Markets see the Euro rising to 1.15 by year-end while some tip it even higher than that, based in part on the expectation that safe-haven flows into the greenback will dry up alongside the ink on the much vaunted 'phase one deal' with China that finally appeared in writing this month. 

"We certainly see more risk now from a blow up in the US-EU trade spat following EU Trade Commissioner Phil Hogan’s visit to the US," says Derek Halpenny, head of research, global markets EMEA and international securities at MUFG in a note to clients last week.

Safe-haven demand was a notable crux of support for the Dollar last year while economic underperformance weighed on the Euro as the German and European factory sectors suffered in sympathy with the Chinese as well as broader global economies. So great was investor unease about the outlook for global growth, that not even three interest rate cuts from the Federal Reserve could dislodge the greenback from its upward trajectory.  

Above: Euro-to-Dollar rate shown at daily intervals. 

And dislodged from its upward trajectory the Dollar must be if the Euro is to have any hope of exiting a narrow multi-month range and recovering from losses wrought on it since the early months of 2018. But with weakness in the Dollar aside, the only way the Euro can recover lost ground is through an economic recovery that enables the 'normalisation' European Central Bank interest rate policy, which would require a U.S.-EU trade conflict to be avoided

"Now that the phase one deal between the US and China has been signed, the US will shift focus to the EU. Frustrations have been increasing on both sides of the Atlantic. The EU has made little progress on US requests related to defense spending, China policy and trade policy. We expect the EU to continue negotiations in the usual way, through stalling techniques and retaliations if need be," says Philip Marey, a senior U.S. strategist at Rabobank.

The Euro is one of the lowest yielding major currencies thanks to the negative interest rate policy of the ECB and for that reason it has become a popular 'funding currency' that investors borrow and then sell in order to fund bets on higher yielding assets. That, and the current 1.75% cash rate of the Fed explain why the Euro-to-Dollar rate has remained within such a narrow range against the Dollar even during bouts of weakness in U.S. exchange rates. 

Talk of tarifs on EU cars comes amid a growing spat between the U.S. and some EU countries, including the UK and France, over a new and contentious 'digital services tax'. This will target technology company revenues and profits, much to the ire of a U.S, that hosts and headquarters many of the world's leading technology firms. The U.S. is also threatening tariffs for those countries that go ahead with such levies, which puts the UK and France in the firing line. 

Above: Euro-to-Dollar rate shown at weekly intervals. 
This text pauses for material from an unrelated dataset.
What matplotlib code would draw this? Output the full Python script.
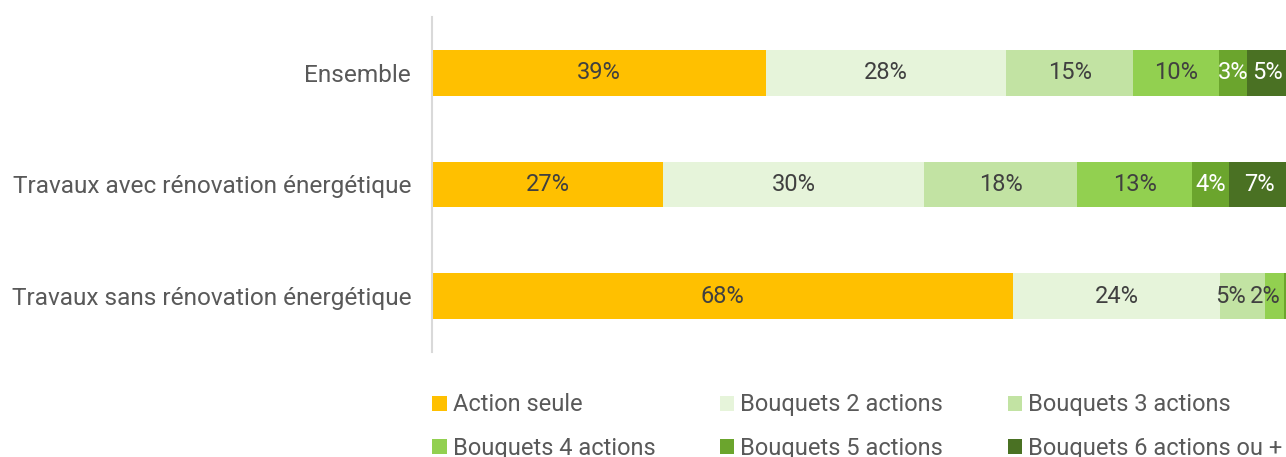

"Under Section 301 procedures the US government is legally permitted to implement tariffs against foreign countries that violate existing agreements or engages in “unjustifiable” or “unreasonable” acts. The digital services tax has been deemed as such," MUFG's Halpenny says.

In October 2017 the EU threw its weight behind an Organisation for Economic Co-operation and Development initiative that both say is aimed at updating international tax rules to make them fit for the digital era, although the OECD's work has gone beyond the scope of existing tax treaties and now includes a proposal for minimum levels of taxation among all signatories.

The EU's official stance is to proceed alongside the OECD although France introduced a tax of its own accord in January which has since been suspended and the UK is moving toward one under Prime Minister Boris Johnson.

The U.S. has threatened retaliation against both, although French Finance Minister Bruno Le Maire said Thursday that Paris is close to a deal with Washington that would avert hostilities on the matter. 

"I expect business to continue their ‘wait and see’ approach with regards to investments, which implies only modest growth of industrial production. Therefore growth in world trade will be limited to around half of one per cent. That is pretty dismal," says ING's Leering.